On ne peut regarder ce film sans pardonner ensuite à ses parents. Quel bel hommage en effet du réalisateur et acteur* chilien à ses parents à travers cette quête difficile du père qui devra traverser l’enfer pour se débarrasser de ce qu’il n’est pas et d’odieux devenir celui qu’on n’attendait pas. Pas de tours de magie, pourtant, enfin presque pas. Il est vrai que la mère a un don surprenant : elle sait que tout est possible pour celui qui le croit. Elle a quelque chose du maître qui ne souffre pas ou très peu car sa confiance demeure inébranlable. Tout au long du film d’ailleurs, elle chante ses répliques (ce qui, dans un 1er temps, surprend!), sans doute parce que sa voix ne cesse d’être celle du cœur. Ainsi cette femme étrange qui nous agace finit-elle inévitablement par nous toucher.
Ce film, c’est l’histoire d’un enfant qui souffre de n’être pas celui qu’on veut qu’il soit : d’abord la réincarnation de son grand-père maternel, puis un homme fort bien avant l’heure, si vraiment heure il y a pour cela. C’est l’histoire de l’homme qui apprend à aimer son humanité, de celui qui guérit son cœur par la foi. La foi en dieu, c’est comme ça que la mère l’appelle, derrière ce mot cependant se cache une vision libérée de tout dogme religieux. Elle croit en la magie et en la puissance de la vie, en le visible comme en l’invisible. Si la réalité des personnages s’avère très dure, l’attitude de la mère révèle qu’elle peut être appréhendée à titre personnel en faisant le choix de la vérité du cœur. Elle seule a le pouvoir de changer la réalité. Pas de scènes mièvres pour autant, loin de là : de la misère, de la torture, du sexe et la mort, ce à quoi Jodorowski nous avait habitués. Non par goût de la violence, on l’aura compris, mais parce que ce sont ces ingrédients-là qui ont bercé les années chiliennes de son enfance. Car ce film est aussi l’histoire d’un peuple contraint à la misère par le tyran. On dit le parce qu’il semble commode de désigner un coupable… mais s’il était le seul, pourquoi l’Histoire se répèterait-elle ? Bien sûr qu’il y en a un autre : le père avec son fils, oui… et avec lui-même. Et nous? Difficile après cela d’hurler tout à fait haineusement A mort le tyran, non ? Pénibles, ces films qui nous incitent à nous remettre en question, vous avez raison… mais tellement bons!
Une film magnifique qui ne laisse pas indemne, donc. Et puis une fois qu’on a pardonné à ce père-là, on n’a plus d’autre choix que de pardonner une deuxième fois… Ohlàlà…

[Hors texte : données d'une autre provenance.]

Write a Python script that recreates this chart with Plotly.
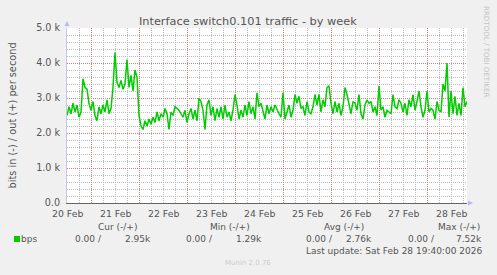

*Même s’il précise que l’acteur, il le fait seulement !

jeudi 5 septembre 2013

Série Lux, Avoir les dents qui rayent le parquet


Avoir les dents qui rayent le parquet... Avoir les dents longues





Méfiez-vous de ceux dont les dents rayent le parquet… Ils ont les dents si longues qu’elles tracent souvent par mégarde deux belles tranchées dans le bois tendre des salons insouciants et friqués. Des vampires, en quelque sorte, assoiffés de victoire et de célébrité. Des monstres aux dents gourmandes et à l’ambition acérée, des gueules opportunistes au sourire démesuré. Tous les moyens sont bons, n’allez pas les sous-estimer. Otez-vous de leur chemin ou vous le regretterez: un coup de mâchoire suffira à vous briser… à moins que vous puissiez être utile, ainsi vous leur servirez jusqu’à ce que vous n’ayez plus rien à leur céder. Alors vous giserez vidé sur le parquet lacéré de votre confiance que vous peinerez à récupérer. Réjouissez-vous pourtant, maintenant que vous savez: observez toutes les dents qui veulent vous approcher, étonnez-vous de celles qui cherchent à se cacher et détalez sans tarder si elles vous paraissent étrangement disproportionnées!